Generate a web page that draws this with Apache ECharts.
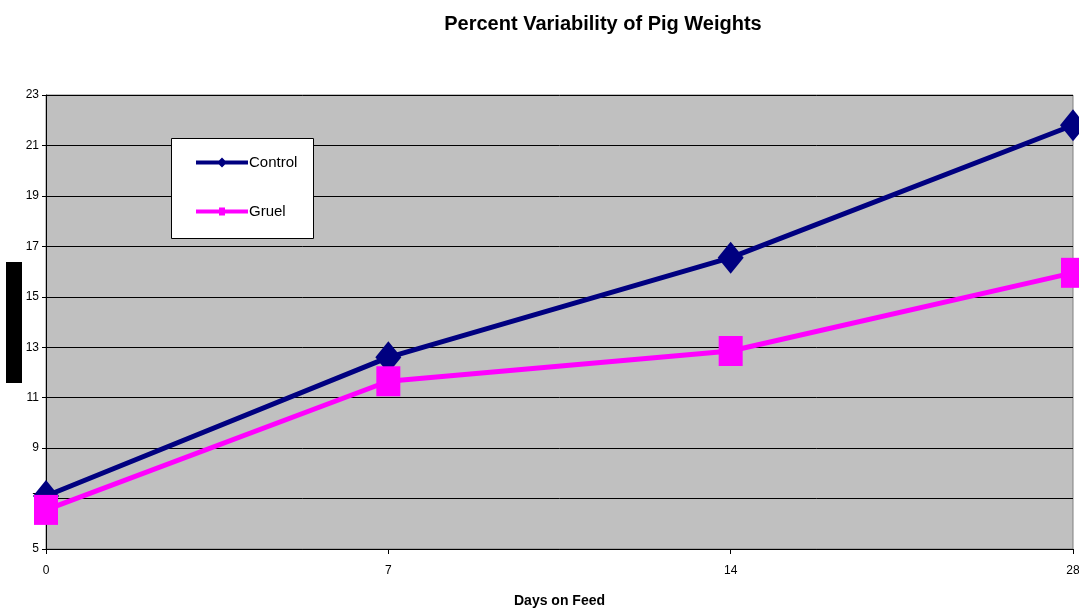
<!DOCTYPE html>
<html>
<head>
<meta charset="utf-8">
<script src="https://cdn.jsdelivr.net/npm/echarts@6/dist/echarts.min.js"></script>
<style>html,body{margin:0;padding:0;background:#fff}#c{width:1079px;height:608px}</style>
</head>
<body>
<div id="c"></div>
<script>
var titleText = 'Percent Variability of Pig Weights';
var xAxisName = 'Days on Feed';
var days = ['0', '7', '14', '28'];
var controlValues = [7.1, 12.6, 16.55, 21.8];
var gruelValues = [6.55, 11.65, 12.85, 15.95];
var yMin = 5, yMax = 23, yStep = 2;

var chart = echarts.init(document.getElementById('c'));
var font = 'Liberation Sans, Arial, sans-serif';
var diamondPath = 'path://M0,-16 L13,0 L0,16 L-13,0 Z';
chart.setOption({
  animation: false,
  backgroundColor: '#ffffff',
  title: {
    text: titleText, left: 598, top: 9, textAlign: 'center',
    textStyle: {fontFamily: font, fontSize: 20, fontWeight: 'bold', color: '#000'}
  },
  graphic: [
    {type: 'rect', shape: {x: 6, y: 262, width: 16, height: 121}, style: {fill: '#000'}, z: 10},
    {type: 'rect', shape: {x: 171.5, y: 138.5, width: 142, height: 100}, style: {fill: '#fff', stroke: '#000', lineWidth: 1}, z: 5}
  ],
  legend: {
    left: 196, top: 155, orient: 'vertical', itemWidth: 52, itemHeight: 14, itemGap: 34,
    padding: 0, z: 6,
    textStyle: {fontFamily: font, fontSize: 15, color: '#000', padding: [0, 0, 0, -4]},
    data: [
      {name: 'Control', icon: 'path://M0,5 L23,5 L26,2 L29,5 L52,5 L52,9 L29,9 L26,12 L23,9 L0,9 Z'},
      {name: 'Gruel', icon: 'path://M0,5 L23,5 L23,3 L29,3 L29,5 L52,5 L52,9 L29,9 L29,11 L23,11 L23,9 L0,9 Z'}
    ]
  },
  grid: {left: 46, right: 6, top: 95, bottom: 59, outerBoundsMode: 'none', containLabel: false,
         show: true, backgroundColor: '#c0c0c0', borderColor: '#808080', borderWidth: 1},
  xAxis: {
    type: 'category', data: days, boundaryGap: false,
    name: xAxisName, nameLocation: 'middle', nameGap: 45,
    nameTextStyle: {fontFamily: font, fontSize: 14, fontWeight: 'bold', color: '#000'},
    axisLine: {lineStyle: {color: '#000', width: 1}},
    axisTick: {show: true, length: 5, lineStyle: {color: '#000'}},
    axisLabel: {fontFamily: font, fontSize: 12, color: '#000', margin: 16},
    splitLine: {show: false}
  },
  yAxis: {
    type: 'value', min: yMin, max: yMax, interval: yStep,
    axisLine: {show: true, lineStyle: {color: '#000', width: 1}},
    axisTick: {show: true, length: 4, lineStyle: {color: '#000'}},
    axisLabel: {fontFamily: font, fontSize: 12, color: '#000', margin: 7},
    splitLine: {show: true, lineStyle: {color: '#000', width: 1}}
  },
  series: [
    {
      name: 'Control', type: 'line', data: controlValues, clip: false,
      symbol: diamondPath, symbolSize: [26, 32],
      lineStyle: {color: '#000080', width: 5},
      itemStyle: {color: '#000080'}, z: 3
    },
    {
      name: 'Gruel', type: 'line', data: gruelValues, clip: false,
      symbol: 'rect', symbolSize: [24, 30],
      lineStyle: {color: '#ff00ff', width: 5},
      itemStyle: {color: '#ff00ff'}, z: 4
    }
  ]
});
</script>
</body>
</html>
---*---
Work to do: Go through the listing above and quote it exactly, apart from its images.

Solution:
Generate a web page that draws this with Apache ECharts.
<!DOCTYPE html>
<html>
<head>
<meta charset="utf-8">
<script src="https://cdn.jsdelivr.net/npm/echarts@6/dist/echarts.min.js"></script>
<style>html,body{margin:0;padding:0;background:#fff}#c{width:1079px;height:608px}</style>
</head>
<body>
<div id="c"></div>
<script>
var titleText = 'Percent Variability of Pig Weights';
var xAxisName = 'Days on Feed';
var days = ['0', '7', '14', '28'];
var controlValues = [7.1, 12.6, 16.55, 21.8];
var gruelValues = [6.55, 11.65, 12.85, 15.95];
var yMin = 5, yMax = 23, yStep = 2;

var chart = echarts.init(document.getElementById('c'));
var font = 'Liberation Sans, Arial, sans-serif';
var diamondPath = 'path://M0,-16 L13,0 L0,16 L-13,0 Z';
chart.setOption({
  animation: false,
  backgroundColor: '#ffffff',
  title: {
    text: titleText, left: 598, top: 9, textAlign: 'center',
    textStyle: {fontFamily: font, fontSize: 20, fontWeight: 'bold', color: '#000'}
  },
  graphic: [
    {type: 'rect', shape: {x: 6, y: 262, width: 16, height: 121}, style: {fill: '#000'}, z: 10},
    {type: 'rect', shape: {x: 171.5, y: 138.5, width: 142, height: 100}, style: {fill: '#fff', stroke: '#000', lineWidth: 1}, z: 5}
  ],
  legend: {
    left: 196, top: 155, orient: 'vertical', itemWidth: 52, itemHeight: 14, itemGap: 34,
    padding: 0, z: 6,
    textStyle: {fontFamily: font, fontSize: 15, color: '#000', padding: [0, 0, 0, -4]},
    data: [
      {name: 'Control', icon: 'path://M0,5 L23,5 L26,2 L29,5 L52,5 L52,9 L29,9 L26,12 L23,9 L0,9 Z'},
      {name: 'Gruel', icon: 'path://M0,5 L23,5 L23,3 L29,3 L29,5 L52,5 L52,9 L29,9 L29,11 L23,11 L23,9 L0,9 Z'}
    ]
  },
  grid: {left: 46, right: 6, top: 95, bottom: 59, outerBoundsMode: 'none', containLabel: false,
         show: true, backgroundColor: '#c0c0c0', borderColor: '#808080', borderWidth: 1},
  xAxis: {
    type: 'category', data: days, boundaryGap: false,
    name: xAxisName, nameLocation: 'middle', nameGap: 45,
    nameTextStyle: {fontFamily: font, fontSize: 14, fontWeight: 'bold', color: '#000'},
    axisLine: {lineStyle: {color: '#000', width: 1}},
    axisTick: {show: true, length: 5, lineStyle: {color: '#000'}},
    axisLabel: {fontFamily: font, fontSize: 12, color: '#000', margin: 16},
    splitLine: {show: false}
  },
  yAxis: {
    type: 'value', min: yMin, max: yMax, interval: yStep,
    axisLine: {show: true, lineStyle: {color: '#000', width: 1}},
    axisTick: {show: true, length: 4, lineStyle: {color: '#000'}},
    axisLabel: {fontFamily: font, fontSize: 12, color: '#000', margin: 7},
    splitLine: {show: true, lineStyle: {color: '#000', width: 1}}
  },
  series: [
    {
      name: 'Control', type: 'line', data: controlValues, clip: false,
      symbol: diamondPath, symbolSize: [26, 32],
      lineStyle: {color: '#000080', width: 5},
      itemStyle: {color: '#000080'}, z: 3
    },
    {
      name: 'Gruel', type: 'line', data: gruelValues, clip: false,
      symbol: 'rect', symbolSize: [24, 30],
      lineStyle: {color: '#ff00ff', width: 5},
      itemStyle: {color: '#ff00ff'}, z: 4
    }
  ]
});
</script>
</body>
</html>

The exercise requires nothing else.